Example for RNA subtype analysis performed by PARANOiD

Example for RNA subtype analysis performed by PARANOiD. Shows the binding preference of the protein HuR upon mouse genes.

  1. Distribution table of RNA subtypes
    Contains 3 columns:
    1. RNA subtype being described

    2. Total number of assignments per RNA subtype

    3. Percentage distribution of assigned subtypes

    RNA_subtypes

    number_assignment

    percentage

    intron

    86681

    68.65

    CDS

    1847

    1.46

    three_prime_UTR

    32723

    25.92

    five_prime_UTR

    1062

    0.84

    ambiguous

    3957

    3.13

    total

    126270

    100

  2. Logs

    Contains information whether the assigned RNA subtypes sum up to a different amount than the number of peaks. Currently the case when ambiguous assignments are split as some reads get assigned to multiple RNA subtypes.

To generate these results, the following files were used. The data is from the publication of Diaz-Muñoz et al.. In Fig 5a the RNA subtype distribution of the publication is illustrated delivering comparable results:

  1. iCLIP reads

    Downloaded using fasterq-dump. Since replicates are already demultiplexed with the experimental barcode removed, they should not be merged into a single file. It should be noted that only replicate 3 achieves results as the quality for almost all nucleotides is extremely low in replicate 1 and 2 (Phred score of 2 - 63.1% of base being incorrectly called).

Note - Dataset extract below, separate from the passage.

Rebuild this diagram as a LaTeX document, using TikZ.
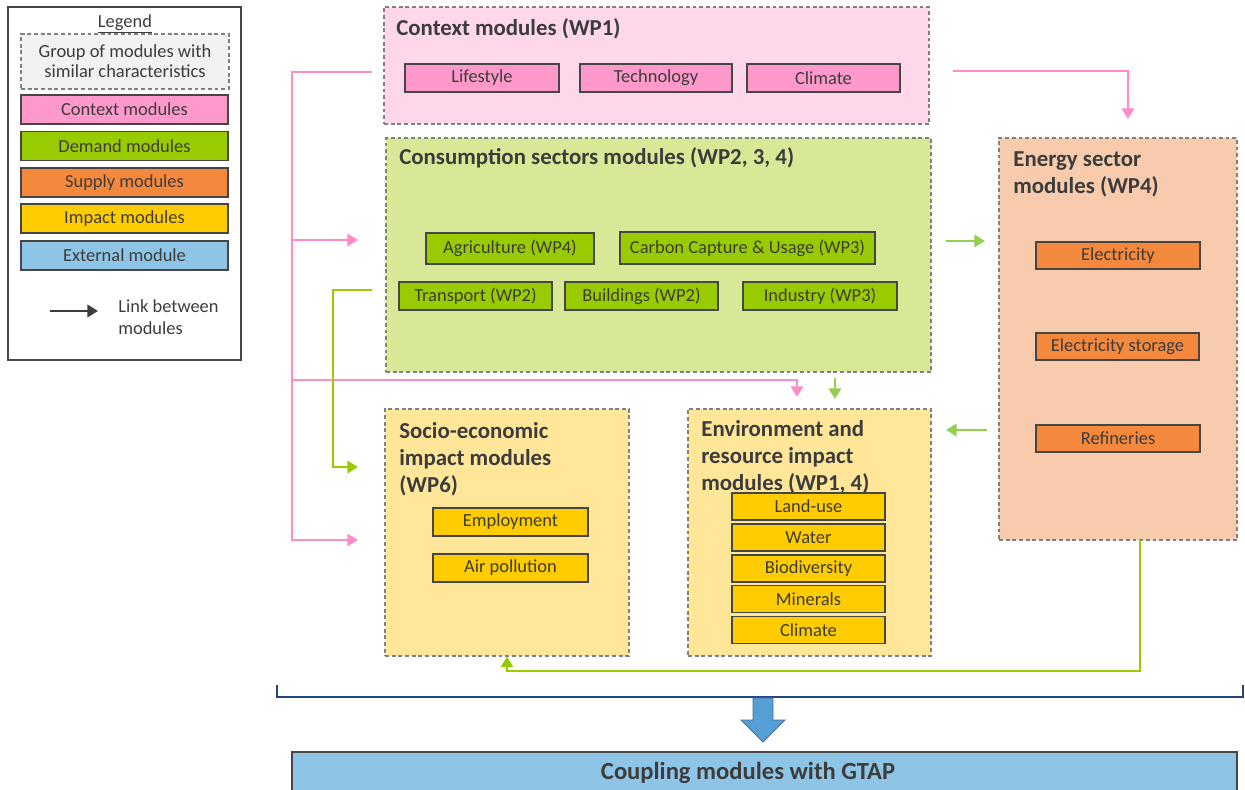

fasterq-dump SRR1694878 SRR1694879 SRR1694880
mv SRR1694878 HuR_iCLIP_rep_1.fastq
mv SRR1694879 HuR_iCLIP_rep_2.fastq
mv SRR1694880 HuR_iCLIP_rep_3.fastq
  1. Reference genome

    mm10 from https://hgdownload.soe.ucsc.edu/goldenPath/mm10/bigZips/

  2. Annotation file

    mm10 annotation from https://www.gencodegenes.org/mouse/release_M10.html

    Additionally, the annotation needs to be prepared in order to gain entries for introns. This is done via AGAT:

agat_sp_add_introns.pl --gff gencode.vM10.annotation.gff3 --out gencode.vM10.annotation.introns.gff3

The following command was used to run PARANOiD:

nextflow ~/git-projects/PARANOID/main.nf \
    --reads 'data/HuR_iCLIP_rep_*.fastq' \
    --reference data/mm10.fa \
    --annotation gencode.vM10.annotation.introns.gff3 \
    --domain eu \
    --omit_demultiplexing \
    --omit_peak_calling \
    --barcode_pattern NNNN \
    --omit_peak_calling \
    --run_rna_subtype \
    --rna_subtypes intron,CDS,three_prime_UTR,five_prime_UTR \
    --min_length 25 \
    --output PARANOiD_RNA_subtype \
    -profile slurm,apptainer